>> start TASK DATA

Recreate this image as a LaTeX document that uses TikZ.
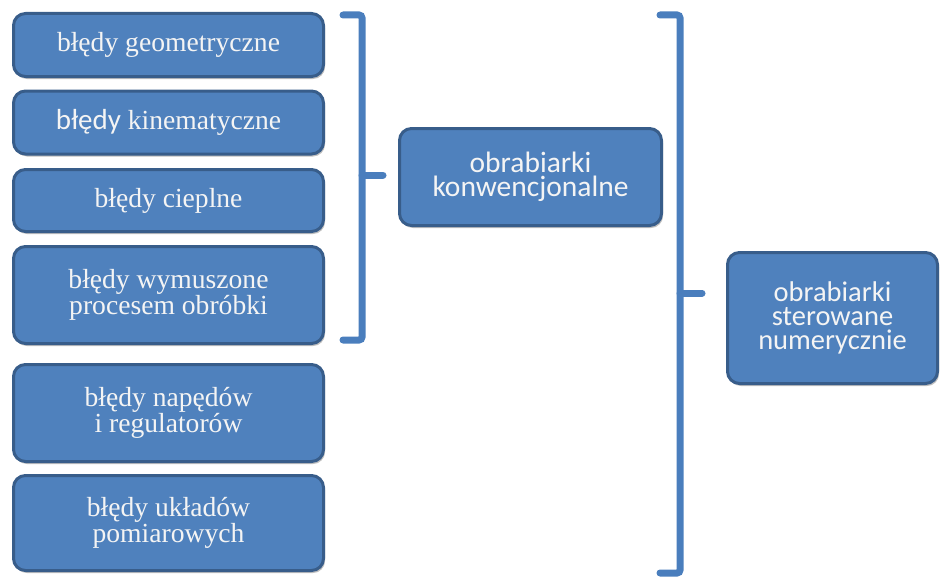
\documentclass[tikz,border=0pt]{standalone}
\usepackage{fontspec}
\setmainfont{Liberation Serif}
\newfontfamily\calibrifont{Carlito}
\usetikzlibrary{shadows}
\definecolor{boxfill}{HTML}{4F81BD}
\definecolor{boxline}{HTML}{385D8A}
\definecolor{boxtext}{HTML}{F4F4F4}
\definecolor{bracecol}{HTML}{4A7EBD}
\begin{document}
\begin{tikzpicture}[x=1pt,y=-1pt,
  box/.style={draw=boxline, line width=3pt, fill=boxfill, rounded corners=12pt,
    text=boxtext, align=center, inner sep=0pt,
    drop shadow={shadow xshift=1.5pt, shadow yshift=-2.5pt, opacity=0.25, fill=black}},
  errbox/.style={box, minimum width=310pt, font=\fontsize{27.6}{24}\selectfont},
  cbox/.style={box, font=\calibrifont\fontsize{29.5}{24}\selectfont},
  bracket/.style={draw=bracecol, line width=7pt, rounded corners=3pt, line cap=round}]
\useasboundingbox (0,0) rectangle (941,578);
\node[errbox, minimum height=63pt] (b1) at (168.5,45) {błędy geometryczne};
\node[errbox, minimum height=63pt] (b2) at (168.5,122.5) {{\calibrifont\fontsize{29}{23}\selectfont błędy} kinematyczne};
\node[errbox, minimum height=62pt] (b3) at (168.5,200.5) {błędy cieplne};
\node[errbox, minimum height=97pt] (b4) at (168.5,295) {błędy wymuszone\\procesem obróbki};
\node[errbox, minimum height=97pt] (b5) at (168.5,413) {błędy napędów\\i regulatorów};
\node[errbox, minimum height=95pt] (b6) at (168.5,523) {błędy układów\\pomiarowych};
\node[cbox, minimum width=262pt, minimum height=97pt] (mid) at (530.5,177) {obrabiarki\\konwencjonalne};
\node[cbox, minimum width=210pt, minimum height=131pt, font=\calibrifont\fontsize{28.5}{24}\selectfont] (cnc) at (832.5,318) {obrabiarki\\sterowane\\numerycznie};
% first bracket
\coordinate (t1) at (343,15);
\coordinate (e1) at (343,340);
\coordinate (m1) at (362,175);
\coordinate (p1) at (383,175);
\draw[bracket] (t1) -- (362,15) -- (362,340) -- (e1);
\draw[bracket, rounded corners=0pt] (m1) -- (p1);
% second bracket
\coordinate (t2) at (660,15);
\coordinate (e2) at (660,573);
\coordinate (m2) at (680,293);
\coordinate (p2) at (702,293);
\draw[bracket] (t2) -- (680,15) -- (680,573) -- (e2);
\draw[bracket, rounded corners=0pt] (m2) -- (p2);
\end{tikzpicture}
\end{document}
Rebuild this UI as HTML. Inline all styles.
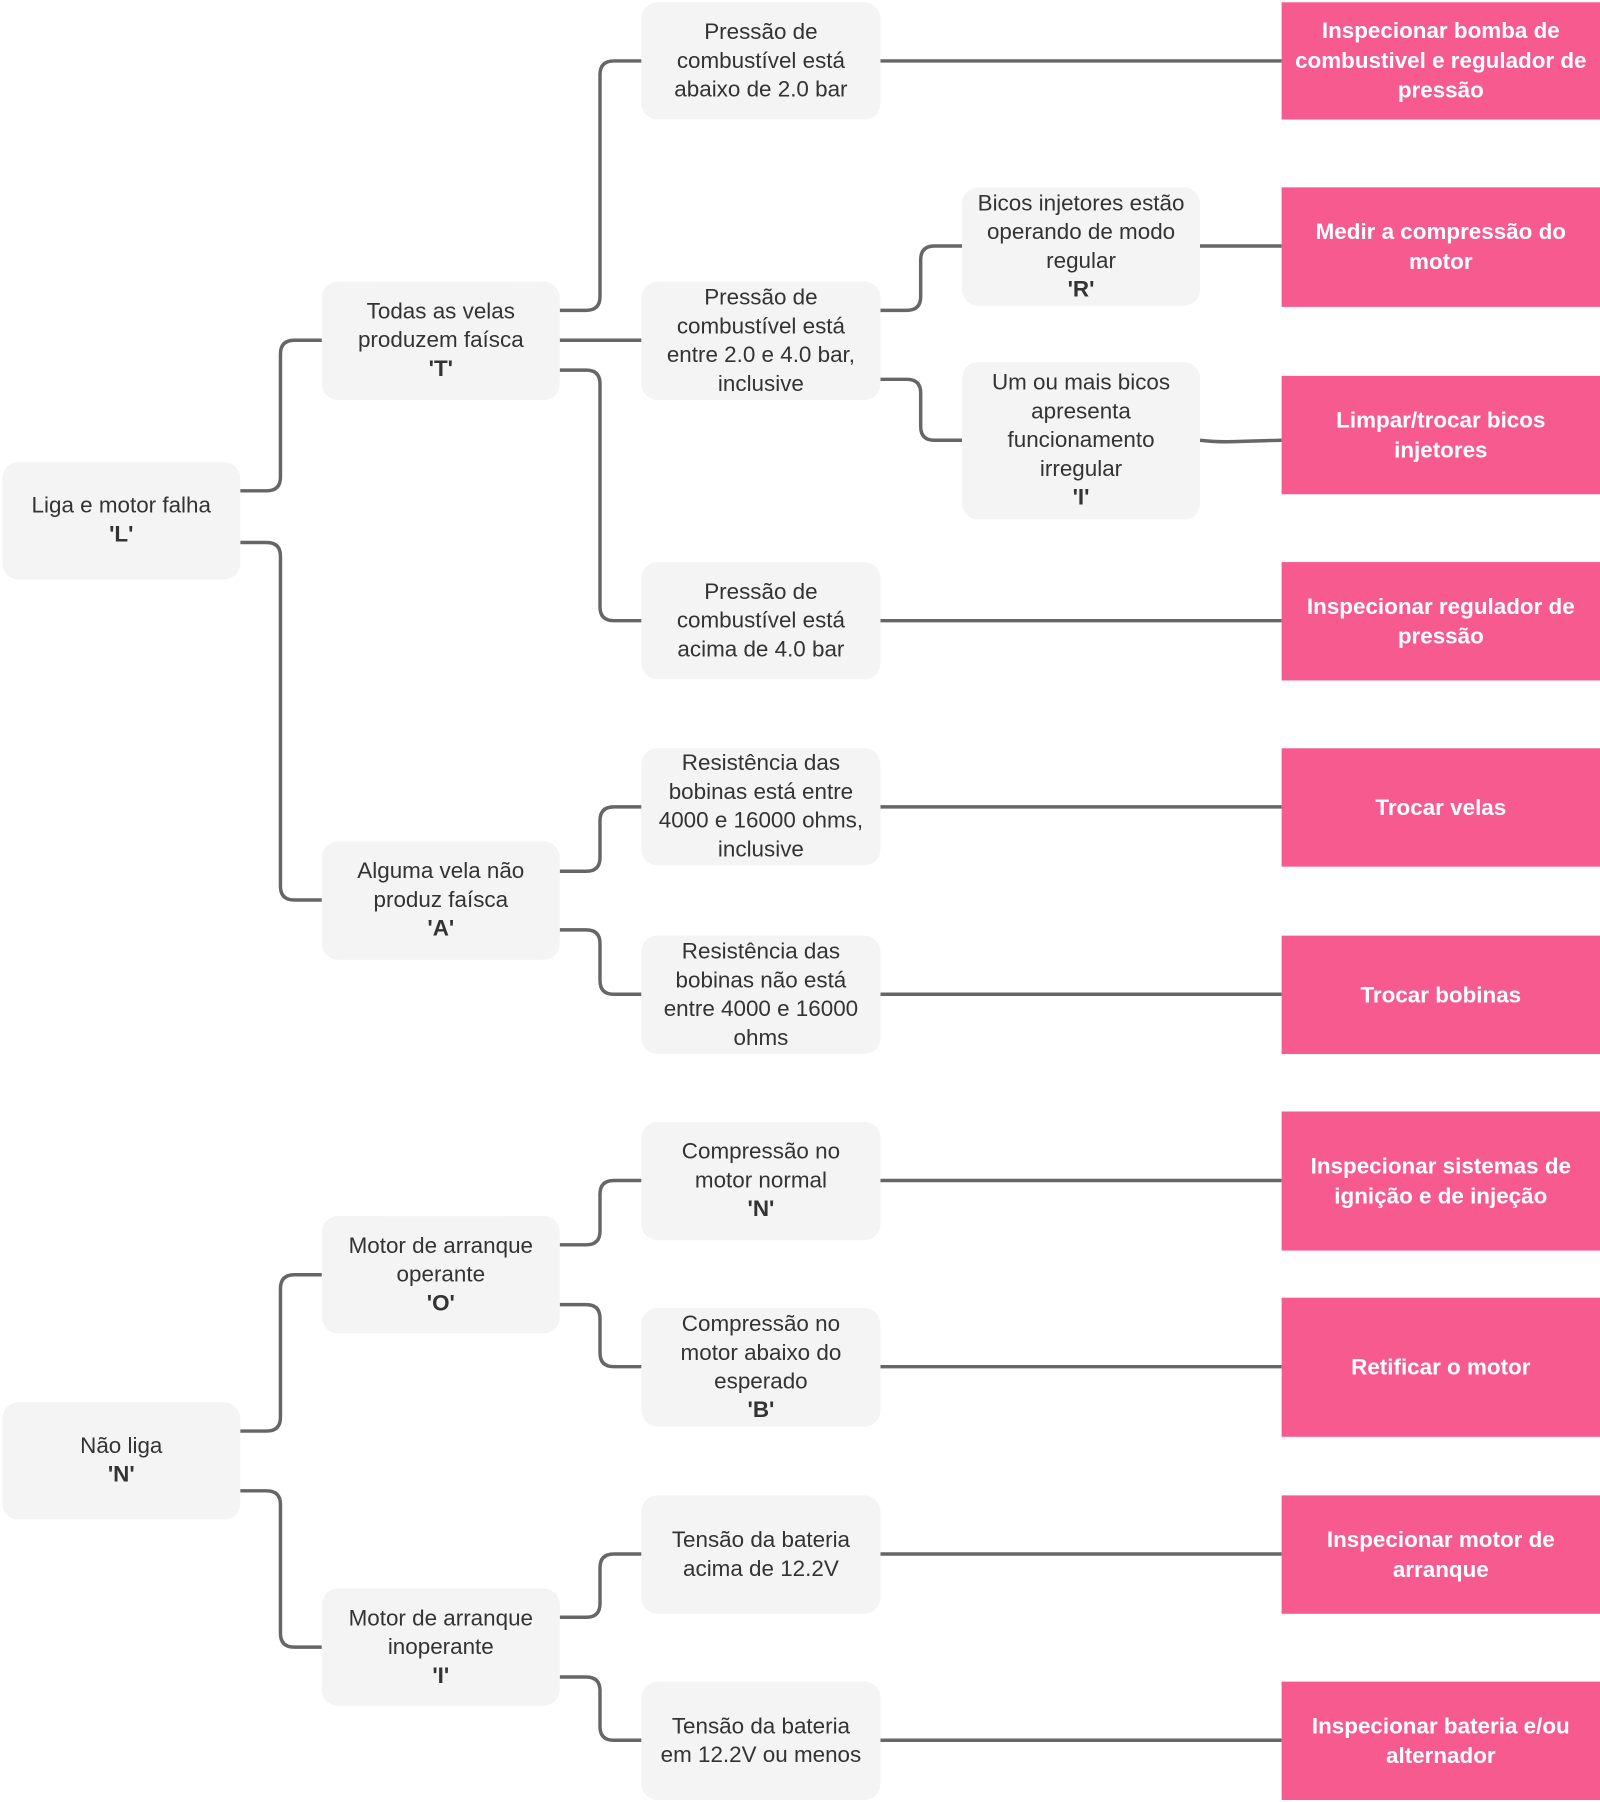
<!DOCTYPE html>
<html><head><meta charset="utf-8"><style>
html,body{margin:0;padding:0;background:#fff;width:1600px;height:1802px;overflow:hidden}
#w{position:absolute;left:0;top:0;width:1392px;height:1568px;transform:scale(1.14943);transform-origin:0 0}
.b{position:absolute;background:#f4f4f4;border-radius:14px;display:flex;align-items:center;justify-content:center;text-align:center;color:#333;font-family:"Liberation Sans","Noto Sans CJK SC",sans-serif;font-size:19.5px;line-height:25px;box-sizing:border-box;white-space:nowrap}
.p{position:absolute;background:#f75a8f;display:flex;align-items:center;justify-content:center;text-align:center;color:#fff;font-weight:bold;font-family:"Liberation Sans","Noto Sans CJK SC",sans-serif;font-size:19.5px;line-height:26px;box-sizing:border-box;white-space:nowrap;left:1115px;width:277px}
b{font-weight:bold}
svg{position:absolute;left:0;top:0}
</style></head><body><div id="w">
<svg width="1392" height="1568" fill="none" stroke="#666" stroke-width="3">
<path d="M209 427 H232 Q244 427 244 415 V308 Q244 296 256 296 H280"/>
<path d="M209 472 H232 Q244 472 244 484 V771 Q244 783 256 783 H280"/>
<path d="M209 1245 H232 Q244 1245 244 1233 V1121 Q244 1109 256 1109 H280"/>
<path d="M209 1297 H232 Q244 1297 244 1309 V1421 Q244 1433 256 1433 H280"/>
<path d="M487 270 H510 Q522 270 522 258 V65 Q522 53 534 53 H558"/>
<path d="M487 296 H558"/>
<path d="M487 322 H510 Q522 322 522 334 V528 Q522 540 534 540 H558"/>
<path d="M487 758 H510 Q522 758 522 746 V714 Q522 702 534 702 H558"/>
<path d="M487 809 H510 Q522 809 522 821 V853 Q522 865 534 865 H558"/>
<path d="M487 1083 H510 Q522 1083 522 1071 V1039 Q522 1027 534 1027 H558"/>
<path d="M487 1135 H510 Q522 1135 522 1147 V1177 Q522 1189 534 1189 H558"/>
<path d="M487 1407 H510 Q522 1407 522 1395 V1364 Q522 1352 534 1352 H558"/>
<path d="M487 1459 H510 Q522 1459 522 1471 V1502 Q522 1514 534 1514 H558"/>
<path d="M766 270 H789 Q801 270 801 258 V226 Q801 214 813 214 H837"/>
<path d="M766 330 H789 Q801 330 801 342 V371 Q801 383 813 383 H837"/>
<path d="M766 53 H1115"/>
<path d="M1044 214 H1115"/>
<path d="M1044 383 Q1060 385 1080 384 L1115 383"/>
<path d="M766 540 H1115"/>
<path d="M766 702 H1115"/>
<path d="M766 865 H1115"/>
<path d="M766 1027 H1115"/>
<path d="M766 1189 H1115"/>
<path d="M766 1352 H1115"/>
<path d="M766 1514 H1115"/>
</svg>
<div class="b" style="left:2px;top:402px;width:207px;height:102px"><div>Liga e motor falha<br><b>'L'</b></div></div>
<div class="b" style="left:2px;top:1220px;width:207px;height:102px"><div>Não liga<br><b>'N'</b></div></div>
<div class="b" style="left:280px;top:245px;width:207px;height:103px"><div>Todas as velas<br>produzem faísca<br><b>'T'</b></div></div>
<div class="b" style="left:280px;top:732px;width:207px;height:103px"><div>Alguma vela não<br>produz faísca<br><b>'A'</b></div></div>
<div class="b" style="left:280px;top:1058px;width:207px;height:102px"><div>Motor de arranque<br>operante<br><b>'O'</b></div></div>
<div class="b" style="left:280px;top:1382px;width:207px;height:102px"><div>Motor de arranque<br>inoperante<br><b>'I'</b></div></div>
<div class="b" style="left:558px;top:2px;width:208px;height:102px"><div>Pressão de<br>combustível está<br>abaixo de 2.0 bar</div></div>
<div class="b" style="left:558px;top:245px;width:208px;height:103px"><div>Pressão de<br>combustível está<br>entre 2.0 e 4.0 bar,<br>inclusive</div></div>
<div class="b" style="left:558px;top:489px;width:208px;height:102px"><div>Pressão de<br>combustível está<br>acima de 4.0 bar</div></div>
<div class="b" style="left:558px;top:651px;width:208px;height:102px"><div>Resistência das<br>bobinas está entre<br>4000 e 16000 ohms,<br>inclusive</div></div>
<div class="b" style="left:558px;top:814px;width:208px;height:103px"><div>Resistência das<br>bobinas não está<br>entre 4000 e 16000<br>ohms</div></div>
<div class="b" style="left:558px;top:976px;width:208px;height:103px"><div>Compressão no<br>motor normal<br><b>'N'</b></div></div>
<div class="b" style="left:558px;top:1138px;width:208px;height:103px"><div>Compressão no<br>motor abaixo do<br>esperado<br><b>'B'</b></div></div>
<div class="b" style="left:558px;top:1301px;width:208px;height:103px"><div>Tensão da bateria<br>acima de 12.2V</div></div>
<div class="b" style="left:558px;top:1463px;width:208px;height:103px"><div>Tensão da bateria<br>em 12.2V ou menos</div></div>
<div class="b" style="left:837px;top:163px;width:207px;height:103px"><div>Bicos injetores estão<br>operando de modo<br>regular<br><b>'R'</b></div></div>
<div class="b" style="left:837px;top:315px;width:207px;height:137px"><div>Um ou mais bicos<br>apresenta<br>funcionamento<br>irregular<br><b>'I'</b></div></div>
<div class="p" style="top:2px;height:102px"><div>Inspecionar bomba de<br>combustivel e regulador de<br>pressão</div></div>
<div class="p" style="top:163px;height:104px"><div>Medir a compressão do<br>motor</div></div>
<div class="p" style="top:327px;height:103px"><div>Limpar/trocar bicos<br>injetores</div></div>
<div class="p" style="top:489px;height:103px"><div>Inspecionar regulador de<br>pressão</div></div>
<div class="p" style="top:651px;height:103px"><div>Trocar velas</div></div>
<div class="p" style="top:814px;height:103px"><div>Trocar bobinas</div></div>
<div class="p" style="top:967px;height:121px"><div>Inspecionar sistemas de<br>ignição e de injeção</div></div>
<div class="p" style="top:1129px;height:121px"><div>Retificar o motor</div></div>
<div class="p" style="top:1301px;height:103px"><div>Inspecionar motor de<br>arranque</div></div>
<div class="p" style="top:1463px;height:103px"><div>Inspecionar bateria e/ou<br>alternador</div></div>
</div></body></html>
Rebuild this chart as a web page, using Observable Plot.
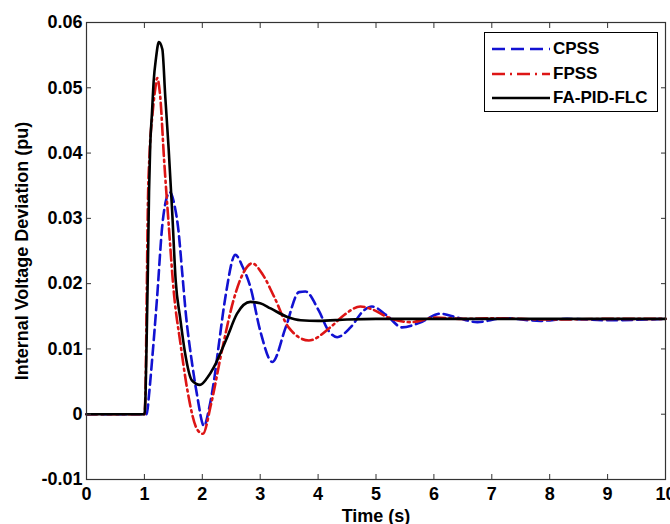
<!DOCTYPE html>
<html>
<head>
<meta charset="utf-8">
<script src="https://cdn.jsdelivr.net/npm/d3@7"></script>
<script src="https://cdn.jsdelivr.net/npm/@observablehq/plot@0.6"></script>
<style>
  body { margin: 0; background: white; }
  #wrap { position: relative; width: 670px; height: 524px; overflow: hidden; }
  #legend { position: absolute; left: 484px; top: 32px; width: 172px; height: 78px;
    border: 1px solid #000; background: #fff; font: bold 17px "Liberation Sans", Arial, sans-serif; color: #000; }
  #legend .row { position: absolute; left: 7px; height: 24px; display: flex; align-items: center; }
  #legend svg { width: 58px; height: 6px; margin-right: 3px; }
</style>
</head>
<body>
<div id="wrap"><div id="chart"></div><div id="legend"></div></div>
<script>
// Series names, colours and dash styles
const seriesNames = ["CPSS", "FPSS", "FA-PID-FLC"];
const seriesColors = ["#1212d2", "#dd1515", "#000000"];
const seriesDash = ["10,5", "11,4,2,4", null];

// CPSS (blue, dashed)
const tCPSS = [0, 1.04, 1.08, 1.13, 1.22, 1.31, 1.38, 1.44, 1.52, 1.59, 1.65, 1.72, 1.82, 1.91, 2.03, 2.12, 2.2, 2.28, 2.4, 2.57, 2.7, 2.83, 3.0, 3.21, 3.44, 3.67, 3.78, 4.01, 4.18, 4.33, 4.56, 4.79, 4.93, 5.19, 5.45, 5.75, 6.11, 6.4, 6.75, 7.2, 7.84, 8.3, 9, 10];
const vCPSS = [0, 0, 0.003, 0.008, 0.018, 0.029, 0.033, 0.034, 0.032, 0.028, 0.022, 0.015, 0.008, 0.0029, -0.0018, 0.001, 0.005, 0.0103, 0.018, 0.0244, 0.0225, 0.0195, 0.0128, 0.008, 0.0133, 0.0187, 0.0188, 0.0159, 0.0128, 0.0118, 0.0133, 0.0159, 0.0165, 0.0151, 0.0133, 0.0140, 0.0154, 0.0148, 0.0141, 0.0147, 0.0143, 0.0146, 0.0144, 0.0146];

// FPSS (red, dash-dot)
const tFPSS = [0, 1.0, 1.02, 1.04, 1.06, 1.09, 1.14, 1.19, 1.22, 1.27, 1.34, 1.42, 1.51, 1.62, 1.74, 1.91, 2.01, 2.15, 2.34, 2.54, 2.7, 2.86, 3.05, 3.24, 3.49, 3.84, 4.21, 4.45, 4.73, 4.95, 5.19, 5.6, 6.03, 6.5, 7, 8, 9, 10];
const vFPSS = [0, 0, 0.004, 0.018, 0.032, 0.040, 0.046, 0.050, 0.0515, 0.049, 0.039, 0.029, 0.0185, 0.011, 0.0038, -0.0023, -0.003, 0.0015, 0.0098, 0.0175, 0.0215, 0.0231, 0.0213, 0.018, 0.0133, 0.0113, 0.0133, 0.0152, 0.0165, 0.0160, 0.0149, 0.0141, 0.0148, 0.0146, 0.0147, 0.0145, 0.0146, 0.0146];

// FA-PID-FLC (black, solid)
const tFLC = [0, 1.0, 1.02, 1.04, 1.06, 1.08, 1.10, 1.13, 1.16, 1.20, 1.25, 1.31, 1.36, 1.42, 1.48, 1.54, 1.62, 1.70, 1.82, 1.96, 2.08, 2.2, 2.32, 2.43, 2.6, 2.83, 3.0, 3.18, 3.47, 3.7, 4.0, 4.5, 5.0, 6, 7, 8, 9, 10];
const vFLC = [0, 0, 0.003, 0.012, 0.022, 0.034, 0.041, 0.046, 0.051, 0.0545, 0.057, 0.0559, 0.0487, 0.0405, 0.031, 0.0205, 0.0146, 0.0095, 0.0052, 0.0045, 0.0055, 0.0072, 0.0095, 0.0118, 0.0154, 0.0172, 0.0170, 0.0162, 0.0149, 0.0144, 0.0143, 0.0145, 0.0146, 0.0146, 0.0146, 0.0146, 0.0146, 0.0146];

// Axis ticks and labels
const xTicks = [0, 1, 2, 3, 4, 5, 6, 7, 8, 9, 10];
const xTickLabels = ["0", "1", "2", "3", "4", "5", "6", "7", "8", "9", "10"];
const yTicks = [-0.01, 0, 0.01, 0.02, 0.03, 0.04, 0.05, 0.06];
const yTickLabels = ["-0.01", "0", "0.01", "0.02", "0.03", "0.04", "0.05", "0.06"];
const xLabel = "Time (s)";
const yLabel = "Internal Voltage Deviation (pu)";

const seriesT = [tCPSS, tFPSS, tFLC];
const seriesV = [vCPSS, vFPSS, vFLC];
const xInner = xTicks.slice(1, -1);
const yInner = yTicks.slice(1, -1);

const lines = seriesNames.map((name, k) => {
  const rows = seriesT[k].map((t, i) => ({t, v: seriesV[k][i]}));
  return Plot.line(rows, {x: "t", y: "v", stroke: seriesColors[k], strokeWidth: 2.6,
    strokeDasharray: seriesDash[k] || undefined, curve: "monotone-x"});
});

const chart = Plot.plot({
  width: 670, height: 524,
  marginLeft: 86, marginRight: 5, marginTop: 22, marginBottom: 45,
  style: {fontFamily: "'Liberation Sans', Arial, sans-serif", fontWeight: "bold", fontSize: "17px", color: "#000", background: "white"},
  x: {domain: [0, 10]},
  y: {domain: [-0.01, 0.06]},
  marks: [
    ...lines,
    Plot.frame({stroke: "#333", strokeWidth: 1.2}),
    Plot.axisX(xTicks, {anchor: "bottom", tickSize: 0, tickPadding: 8, fontSize: 18,
      tickFormat: d => xTickLabels[xTicks.indexOf(d)], label: xLabel, labelAnchor: "center", labelArrow: "none"}),
    Plot.axisY(yTicks, {anchor: "left", tickSize: 0, tickPadding: 4, fontSize: 18,
      tickFormat: d => yTickLabels[yTicks.indexOf(d)], label: null}),
    Plot.text([yLabel], {frameAnchor: "left", rotate: -90, dx: -64, fontSize: 18, fontWeight: "bold",
      lineWidth: 1000, fill: "#000", textAnchor: "middle"}),
    Plot.axisX(xInner, {anchor: "bottom", tickSize: -5, stroke: "#333", tickFormat: () => "", label: null}),
    Plot.axisX(xInner, {anchor: "top", tickSize: -5, stroke: "#333", tickFormat: () => "", label: null}),
    Plot.axisY(yInner, {anchor: "left", tickSize: -5, stroke: "#333", tickFormat: () => "", label: null}),
    Plot.axisY(yInner, {anchor: "right", tickSize: -5, stroke: "#333", tickFormat: () => "", label: null})
  ]
});
document.getElementById("chart").appendChild(chart);

// Legend
const legend = document.getElementById("legend");
seriesNames.forEach((name, k) => {
  const row = document.createElement("div");
  row.className = "row";
  row.style.top = (4 + k * 24.5) + "px";
  const dash = k === 0 ? "13,6" : k === 1 ? "13,5,2,5" : "none";
  row.innerHTML = `<svg viewBox="0 0 58 6"><line x1="0" y1="3" x2="58" y2="3" stroke="${seriesColors[k]}" stroke-width="2.6" stroke-dasharray="${dash}"/></svg><span>${name}</span>`;
  legend.appendChild(row);
});
</script>
</body>
</html>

>> end TASK DATA

WHAT IS ASKED
Extract all lines containing the word "Rebuild".

SOLUTION
Rebuild this UI as HTML. Inline all styles.
Rebuild this chart as a web page, using Observable Plot.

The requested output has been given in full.